Due to the vertiginous advance that the economy and the industrialization have experienced since the Second Industrial Revolution, and, especially during the Cold War period and later (since the end of the 20th century to the present) all the effort has been put into productivity , the efficiency of the processes and in a competitiveness to achieve the result without paying attention to the collateral effects that it had.
The different legislations, logically always went a step behind since it is impossible to propose a correction to an event that has not occurred, and, moreover, there was not enough experience to be able to anticipate it, with which, the present was regulated, with all consequences of the past already done, and with the uncertainty of unpredictable future damages.
What is Corporate Social Responsibility?
According to the Observatory of Corporate Social Responsibility, it is defined as “a way of managing companies based on the management of the impacts that their activity generates on their customers, employees, shareholders, local communities, the environment and society in general.”
This definition, although it is brief and concise, explains crystal clear that CSR is something that goes beyond environmental or eco-friendly concepts, to be a fundamental part in the DNA of companies, something that has to soak up the identity and the personality of the organizations, that all the staff must know, assume and apply, and that the entity must communicate so that it is a valuable element for which our customers, suppliers, and everyone who wants to can evaluate and qualify us.
Corporate Social Responsibility is everyone’s business
This issue of Corporate Social Responsibility is not exclusive of large corporations or those listed on the stock market; it is something that must be incorporated whatever the size of our company or business, because, otherwise, we will lose adaptability and competitive position and our results will reflect that disadvantage.

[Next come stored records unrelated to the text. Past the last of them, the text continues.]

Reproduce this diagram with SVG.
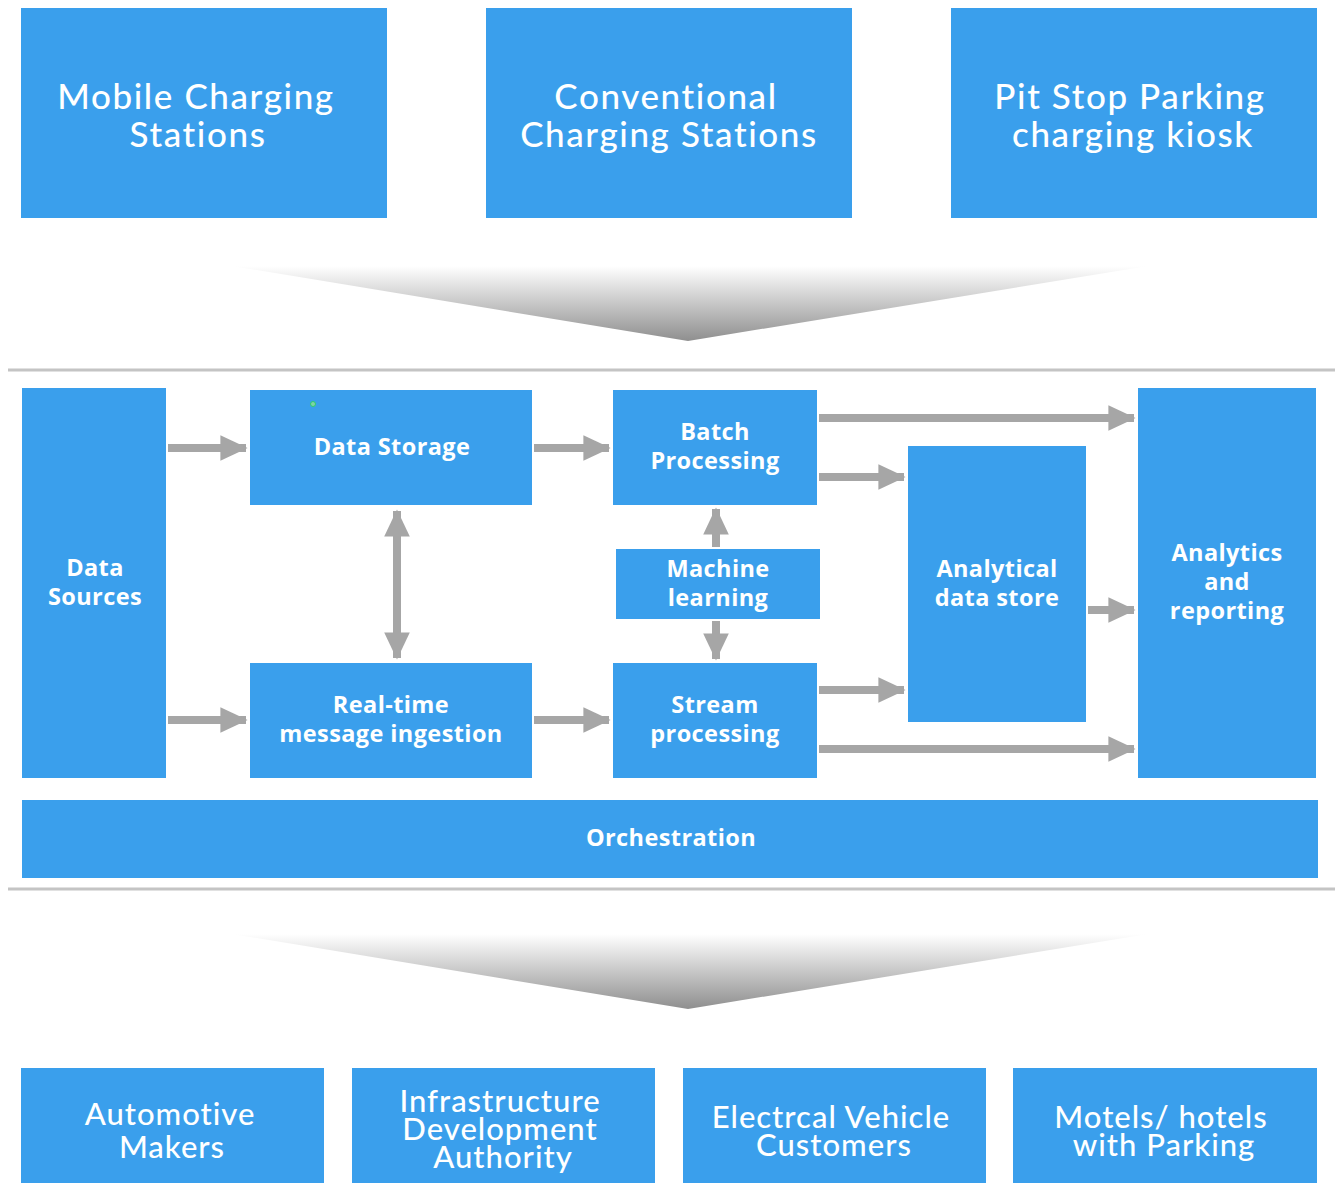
<svg xmlns="http://www.w3.org/2000/svg" width="1342" height="1183" viewBox="0 0 1342 1183">
<defs>
<style>
.box{fill:#3a9fec}
.t1{font-family:Lato,"Open Sans",sans-serif;font-size:35px;letter-spacing:1.6px;fill:#fff;text-anchor:middle;font-weight:500}
.t2{font-family:"Open Sans","Noto Sans",sans-serif;font-size:23.5px;letter-spacing:0.4px;fill:#fff;text-anchor:middle;font-weight:700}
.t3{font-family:Lato,"Open Sans",sans-serif;font-size:31px;letter-spacing:1px;fill:#fff;text-anchor:middle;font-weight:500}
.sep{stroke:#c4c4c4;stroke-width:3}
.arr{stroke:#a6a6a6;stroke-width:8;fill:none}
</style>
<linearGradient id="fun" x1="0" y1="0" x2="0" y2="1">
<stop offset="0" stop-color="#ffffff"/>
<stop offset="1" stop-color="#8f8f8f"/>
</linearGradient>
<marker id="ah" markerWidth="4" markerHeight="4" refX="3.2" refY="2" orient="auto-start-reverse" markerUnits="strokeWidth">
<path d="M0,0.4 L3.4,2 L0,3.6 Z" fill="#a6a6a6"/>
</marker>
</defs>
<rect width="1342" height="1183" fill="#fff"/>

<g id="mobile"><rect class="box" x="21" y="8" width="366" height="210"/><text class="t1" x="196" y="109">Mobile Charging</text><text class="t1" x="198" y="147">Stations</text></g>
<g id="conventional"><rect class="box" x="486" y="8" width="366" height="210"/><text class="t1" x="666" y="109">Conventional</text><text class="t1" x="669" y="147">Charging Stations</text></g>
<g id="pitstop"><rect class="box" x="951" y="8" width="366" height="210"/><text class="t1" x="1130" y="109">Pit Stop Parking</text><text class="t1" x="1133" y="147">charging kiosk</text></g>

<g id="funnel1"><polygon points="232,266 1148,266 688,341" fill="url(#fun)"/></g>
<line class="sep" x1="8" y1="370" x2="1335" y2="370"/>

<g id="datasources"><rect class="box" x="22" y="388" width="144" height="390"/><text class="t2" x="95" y="576">Data</text><text class="t2" x="95" y="605">Sources</text></g>
<g id="datastorage"><rect class="box" x="250" y="390" width="282" height="115"/><text class="t2" x="392" y="455">Data Storage</text><circle cx="313" cy="404" r="2.5" fill="#7fd3a6" stroke="#2ecc71" stroke-width="1"/></g>
<g id="batch"><rect class="box" x="613" y="390" width="204" height="115"/><text class="t2" x="715" y="440">Batch</text><text class="t2" x="715" y="469">Processing</text></g>
<g id="ml"><rect class="box" x="616" y="549" width="204" height="70"/><text class="t2" x="718" y="577">Machine</text><text class="t2" x="718" y="606">learning</text></g>
<g id="realtime"><rect class="box" x="250" y="663" width="282" height="115"/><text class="t2" x="391" y="713">Real-time</text><text class="t2" x="391" y="742">message ingestion</text></g>
<g id="stream"><rect class="box" x="613" y="663" width="204" height="115"/><text class="t2" x="715" y="713">Stream</text><text class="t2" x="715" y="742">processing</text></g>
<g id="analyticalstore"><rect class="box" x="908" y="446" width="178" height="276"/><text class="t2" x="997" y="577">Analytical</text><text class="t2" x="997" y="606">data store</text></g>
<g id="analytics"><rect class="box" x="1138" y="388" width="178" height="390"/><text class="t2" x="1227" y="561">Analytics</text><text class="t2" x="1227" y="590">and</text><text class="t2" x="1227" y="619">reporting</text></g>
<g id="orchestration"><rect class="box" x="22" y="800" width="1296" height="78"/><text class="t2" x="671" y="846">Orchestration</text></g>

<g id="connectors">
<line class="arr" x1="168" y1="448" x2="246" y2="448" marker-end="url(#ah)"/>
<line class="arr" x1="168" y1="720" x2="246" y2="720" marker-end="url(#ah)"/>
<line class="arr" x1="534" y1="448" x2="609" y2="448" marker-end="url(#ah)"/>
<line class="arr" x1="534" y1="720" x2="609" y2="720" marker-end="url(#ah)"/>
<line class="arr" x1="397" y1="511" x2="397" y2="658" marker-start="url(#ah)" marker-end="url(#ah)"/>
<line class="arr" x1="819" y1="418" x2="1134" y2="418" marker-end="url(#ah)"/>
<line class="arr" x1="819" y1="477" x2="904" y2="477" marker-end="url(#ah)"/>
<line class="arr" x1="716" y1="547" x2="716" y2="509" marker-end="url(#ah)"/>
<line class="arr" x1="716" y1="621" x2="716" y2="659" marker-end="url(#ah)"/>
<line class="arr" x1="819" y1="690" x2="904" y2="690" marker-end="url(#ah)"/>
<line class="arr" x1="819" y1="749" x2="1134" y2="749" marker-end="url(#ah)"/>
<line class="arr" x1="1088" y1="610" x2="1134" y2="610" marker-end="url(#ah)"/>
</g>

<line class="sep" x1="8" y1="889" x2="1335" y2="889"/>
<g id="funnel2"><polygon points="232,934 1148,934 688,1009" fill="url(#fun)"/></g>

<g id="automotive"><rect class="box" x="21" y="1068" width="303" height="120"/><text class="t3" x="170" y="1125">Automotive</text><text class="t3" x="172" y="1158">Makers</text></g>
<g id="infrastructure"><rect class="box" x="352" y="1068" width="303" height="120"/><text class="t3" x="500" y="1112">Infrastructure</text><text class="t3" x="500" y="1140">Development</text><text class="t3" x="503" y="1168">Authority</text></g>
<g id="evcustomers"><rect class="box" x="683" y="1068" width="303" height="120"/><text class="t3" x="831" y="1128">Electrcal Vehicle</text><text class="t3" x="834" y="1156">Customers</text></g>
<g id="motels"><rect class="box" x="1013" y="1068" width="304" height="120"/><text class="t3" x="1161" y="1128">Motels/ hotels</text><text class="t3" x="1164" y="1156">with Parking</text></g>
</svg>
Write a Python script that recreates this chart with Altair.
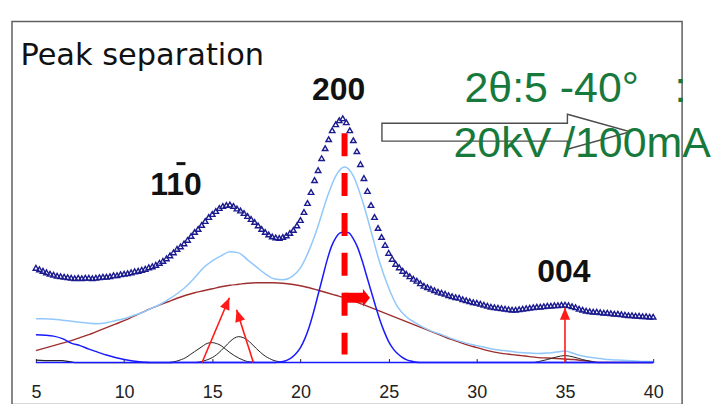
import altair as alt
import pandas as pd

# ---------------- data ----------------
# observed XRD intensity, 2theta = 5 .. 40 every 0.2 deg
obs_y = [95, 93.5, 92, 90.5, 89,
         88, 87, 86.5, 86, 85.5,
         85, 84.5, 85, 84.5, 85,
         85, 84.5, 85, 85.5, 86,
         86, 86.5, 87.5, 87.5, 88.5,
         89, 89.5, 90.5, 91.5, 92,
         93, 94, 95.5, 96.5, 98,
         100, 102, 104.5, 107.5, 110.5,
         114, 116.5, 119.5, 123, 127,
         131, 134, 138, 142, 146,
         149, 152, 155, 157, 158,
         158.5, 157, 154.5, 152.5, 150,
         147, 144, 141, 137.5, 134,
         131, 128.5, 126.5, 125.5, 125,
         126, 127.5, 130, 133, 137.5,
         143, 151, 160, 171, 183,
         193, 205, 215, 224, 233,
         239, 243, 245, 241, 233,
         223, 212, 199, 185, 172,
         158, 146, 135, 126, 118,
         110, 104, 99, 95.5, 92,
         89, 86.5, 84, 82, 79.5,
         77, 75.5, 74, 72.5, 71,
         70, 69, 67.5, 66.5, 65.5,
         65, 63.5, 62.5, 61.5, 60.5,
         60, 59, 58, 57, 56,
         55.5, 55, 54.5, 54, 53.5,
         53, 53, 53.5, 54, 54.5,
         55, 55.5, 56, 56, 56.5,
         57, 57, 57.5, 57.5, 58,
         58, 57.5, 56.5, 55.5, 54,
         53, 52, 51.5, 51, 51,
         50.5, 50, 50, 49.5, 49,
         49, 48.5, 48, 47.5, 47.5,
         47, 47, 46.5, 46.5, 46,
         46]
obs_x = [round(5 + 0.2 * i, 1) for i in range(len(obs_y))]

# fitted sum and amorphous background, every 0.5 deg
grid_x = [5 + 0.5 * i for i in range(71)]
sum_y = [44, 44, 43.5, 42.5, 41.5, 40.5, 39.5, 39, 40, 42, 44, 47, 50, 54, 58, 63,
         69, 76, 85, 95, 102, 107, 111, 110, 103, 96, 89, 84, 83, 86, 95, 113,
         137, 165, 187, 196, 187, 163, 132, 100, 75, 56, 46, 40, 35, 31, 28, 24.5,
         21.5, 19, 17, 15, 13, 12, 11, 10, 9.5, 9, 9.5, 10.5, 11.5, 9, 6.5, 5,
         4, 3, 2.5, 2, 1.5, 1, 1]
amor_y = [12, 14.5, 17, 19.5, 22, 25, 28, 31.5, 35, 38.5, 42, 46, 50, 54, 57.5, 61,
          64.5, 67.5, 70, 72, 74, 76, 77.5, 78.5, 79.5, 80, 80, 80, 79.5, 78.5, 77, 75,
          72.5, 70, 67.5, 65, 62, 58.5, 55, 51.5, 48, 44.5, 41, 37.5, 34, 30.5, 27, 23.5,
          20.5, 17.5, 15, 12.5, 10.5, 9, 8, 7, 6, 5, 4.5, 4, 3.5, 3, 2, 1,
          0, 0, 0, 0, 0, 0, 0]

# crystalline (200) peak
p200_x = [5, 18.5, 18.75, 19, 19.25, 19.5, 19.75, 20, 20.25, 20.5, 20.75, 21, 21.25,
          21.5, 21.75, 22, 22.25, 22.5, 22.75, 23, 23.25, 23.5, 23.75, 24, 24.25, 24.5,
          24.75, 25, 25.25, 25.5, 25.75, 26, 26.25, 26.5, 26.75, 40]
p200_y = [0, 0, 0.5, 1, 2.5, 5, 9, 15, 24, 36, 51, 68, 85,
          102, 116, 125, 130, 131, 130, 124, 115, 102, 87, 72, 57, 43,
          31, 21, 14, 9, 5.5, 3, 1.5, 0.5, 0, 0]

# low-angle component
low_x = [5, 5.5, 6, 6.5, 7, 7.5, 8, 8.5, 9, 9.5, 10, 10.5, 11, 11.5, 40]
low_y = [28, 27.5, 26.5, 24, 19.5, 17, 13.5, 10.5, 7.5, 5, 3, 1.5, 0.5, 0, 0]

# small black components
blk0_x = [5, 5.5, 6, 6.5, 6.9, 7.2, 12.75]
blk0_y = [2.5, 2, 2, 2, 1, 0, 0]
blk1_x = [12.5, 12.75, 13, 13.25, 13.5, 13.75, 14, 14.25, 14.5, 14.75, 15, 15.25, 15.5,
          15.75, 16, 16.25, 16.5, 16.75, 17, 17.25, 17.5]
blk1_y = [0, 0.5, 1.5, 3, 5, 8, 11, 14, 17, 19.5, 20, 19, 17,
          13.5, 10, 7, 4.5, 2.5, 1, 0.5, 0]
blk2_x = [14, 14.25, 14.5, 14.75, 15, 15.25, 15.5, 15.75, 16, 16.25, 16.5, 16.75, 17,
          17.25, 17.5, 17.75, 18, 18.25, 18.5, 18.75, 19]
blk2_y = [0, 0.5, 1.5, 3, 5, 8, 12, 16.5, 21, 24.5, 26, 25, 22.5,
          18.5, 14, 10, 6.5, 4, 2, 1, 0]
blk4_x = [33.25, 33.5, 34, 34.5, 35, 35.5, 36, 36.5, 36.75]
blk4_y = [0, 1, 3, 5.5, 7, 5.5, 3, 1, 0]

# annotations
tick_values = [5, 10, 15, 20, 25, 30, 35, 40]
arrow_x0 = [14.42, 17.33, 35.0]
arrow_y0 = [0, 0, 0]
arrow_x1 = [15.97, 16.38, 35.0]
arrow_y1 = [65, 53, 55]
arrow_angle = [22.9, 342.5, 0]

dash_x = [22.5]
dash_top = [230]
dash_bottom = [8]
shift_x0 = [22.5]
shift_x1 = [23.6]
shift_tip = [23.94]
shift_y = [65]

hkl_text = ["110", "200", "004"]
hkl_x = [12.94, 22.16, 34.94]
hkl_y = [168, 263, 81]
bar_x0 = [12.97]
bar_x1 = [13.48]
bar_y = [199.5]

title_text = ["Peak separation"]
title_x = [4.12]
title_y = [298]

NB = "\u00a0"
cond_text = ["2θ:5 -40°" + NB * 3 + ":", "20kV /100mA"]
cond_x = [29.3, 28.68]
cond_y = [261, 206]

big_arrow_x = [31.66]
big_arrow_y = [231.5]

# ---------------- chart ----------------
XS = alt.Scale(domain=[3.643, 41.64], nice=False, zero=False)
YS = alt.Scale(domain=[-42, 342], nice=False, zero=False)
XA = alt.Axis(values=tick_values, offset=-46, domain=False, grid=False, tickSize=4,
              tickColor="#222", tickWidth=1, labelFontSize=18, labelColor="#222",
              labelFont="Liberation Sans", labelPadding=21, title=None, labelFlush=False)


def X(f="x"):
    return alt.X(f + ":Q", scale=XS, axis=XA)


def Y(f="y"):
    return alt.Y(f + ":Q", scale=YS, axis=None)


def line(xs, ys, color, width, interp="monotone"):
    df = pd.DataFrame({"x": xs, "y": ys})
    return alt.Chart(df).mark_line(color=color, strokeWidth=width, interpolate=interp).encode(
        x=X(), y=Y())


layers = []
layers.append(line(grid_x, amor_y, "#9e2f2f", 1.4))
layers.append(line(grid_x, sum_y, "#92c8fb", 1.5))
layers.append(line(blk0_x, blk0_y, "#222222", 1.2, "linear"))
layers.append(line(blk1_x, blk1_y, "#222222", 1.0))
layers.append(line(blk2_x, blk2_y, "#222222", 1.0))
layers.append(line(blk4_x, blk4_y, "#222222", 1.0))
layers.append(line(low_x, low_y, "#1a1aff", 1.5))
layers.append(line(p200_x, p200_y, "#1a1aff", 1.5))

obs_df = pd.DataFrame({"x": obs_x, "y": obs_y})
layers.append(alt.Chart(obs_df).mark_point(shape="triangle-up", filled=False, color="#1b1b8f",
                                           size=30, strokeWidth=1.4, opacity=1).encode(x=X(), y=Y()))

# red dashed marker at 22.5
dash_df = pd.DataFrame({"x": dash_x, "y": dash_top, "y2": dash_bottom})
layers.append(alt.Chart(dash_df).mark_rule(color="#ff0000", strokeWidth=6, strokeDash=[23, 17]).encode(
    x=X(), y=Y(), y2="y2:Q"))

# red block arrow (shift to the right)
shift_df = pd.DataFrame({"x": shift_x0, "x2": shift_x1, "y": shift_y, "tip": shift_tip})
layers.append(alt.Chart(shift_df).mark_rule(color="#ff0000", strokeWidth=10).encode(
    x=X(), x2="x2:Q", y=Y()))
layers.append(alt.Chart(shift_df).mark_point(shape="M0,0L-2,-2.5L-2,2.5Z", filled=True, color="#ff0000",
                                             size=49, opacity=1).encode(x=X("tip"), y=Y()))

# thin red arrows
arr_df = pd.DataFrame({"x": arrow_x0, "y": arrow_y0, "x2": arrow_x1, "y2": arrow_y1, "a": arrow_angle})
layers.append(alt.Chart(arr_df).mark_rule(color="#ff1a1a", strokeWidth=1.6).encode(
    x=X(), y=Y(), x2="x2:Q", y2="y2:Q"))
layers.append(alt.Chart(arr_df).mark_point(shape="M0,0L0.85,2L-0.85,2Z", filled=True, color="#ff1a1a",
                                           size=144, opacity=1).encode(
    x=X("x2"), y=Y("y2"), angle=alt.Angle("a:Q", scale=None)))

# white outlined arrow
ba_df = pd.DataFrame({"x": big_arrow_x, "y": big_arrow_y})
layers.append(alt.Chart(ba_df).mark_point(
    shape="M-1,-0.068L0.494,-0.068L0.494,-0.141L1,0L0.494,0.141L0.494,0.076L-1,0.076Z",
    filled=True, fill="white", stroke="#4d4d4d", strokeWidth=1.4, size=62001, opacity=1).encode(
    x=X(), y=Y()))

# texts
t_df = pd.DataFrame({"x": title_x, "y": title_y, "t": title_text})
layers.append(alt.Chart(t_df).mark_text(align="left", baseline="alphabetic", font="DejaVu Sans",
                                        fontSize=30.5, color="#111111").encode(x=X(), y=Y(), text="t:N"))

h_df = pd.DataFrame({"x": hkl_x, "y": hkl_y, "t": hkl_text})
layers.append(alt.Chart(h_df).mark_text(align="center", baseline="alphabetic", font="Liberation Sans",
                                        fontSize=32, fontWeight="bold", color="#111111").encode(
    x=X(), y=Y(), text="t:N"))
bar_df = pd.DataFrame({"x": bar_x0, "x2": bar_x1, "y": bar_y})
layers.append(alt.Chart(bar_df).mark_rule(color="#111111", strokeWidth=3).encode(x=X(), x2="x2:Q", y=Y()))

c_df = pd.DataFrame({"x": cond_x, "y": cond_y, "t": cond_text})
layers.append(alt.Chart(c_df).mark_text(align="left", baseline="alphabetic", font="Liberation Sans",
                                        fontSize=43, color="#177a3c").encode(x=X(), y=Y(), text="t:N"))

chart = alt.layer(*layers).properties(
    width=672, height=384,
    autosize=alt.AutoSizeParams(type="none"),
    padding={"left": 4, "top": 13, "right": 30, "bottom": 0},
).configure_view(stroke="#606060", strokeWidth=1.5)

chart.save("out.html", embed_options={"renderer": "svg", "actions": False})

The day to day has taken us to assume communications, internet, new technologies, etc. as something that defines whether we are inside or outside the market and the current environment, and Corporate Social Responsibility will not be less.
Today I still find myself with managers and CEOs who give less importance to this issue, without being aware of the consequences that this will bring, and there is something worse, and that is, since it is a “silent” issue since it does not uncover any negative parameter or ratio in the financial statements, when the symptoms appear, it may be too late to implement the necessary solutions.
Transparency and communication in corporate social responsibility
Fortunately, more and more companies publish their CSR report or some similar denomination in which they show and demonstrate the actions they carry out, the results obtained and the commitments they assume in the short, medium and long term, thereby facilitating a tangible tool by which to value them and know what we can expect from them.
It is everyone’s responsibility to contribute to society actions of improvement and commitment, and be willing to be audited for it, which will result in greater sustainability of our organizations and an improved legacy for future generations.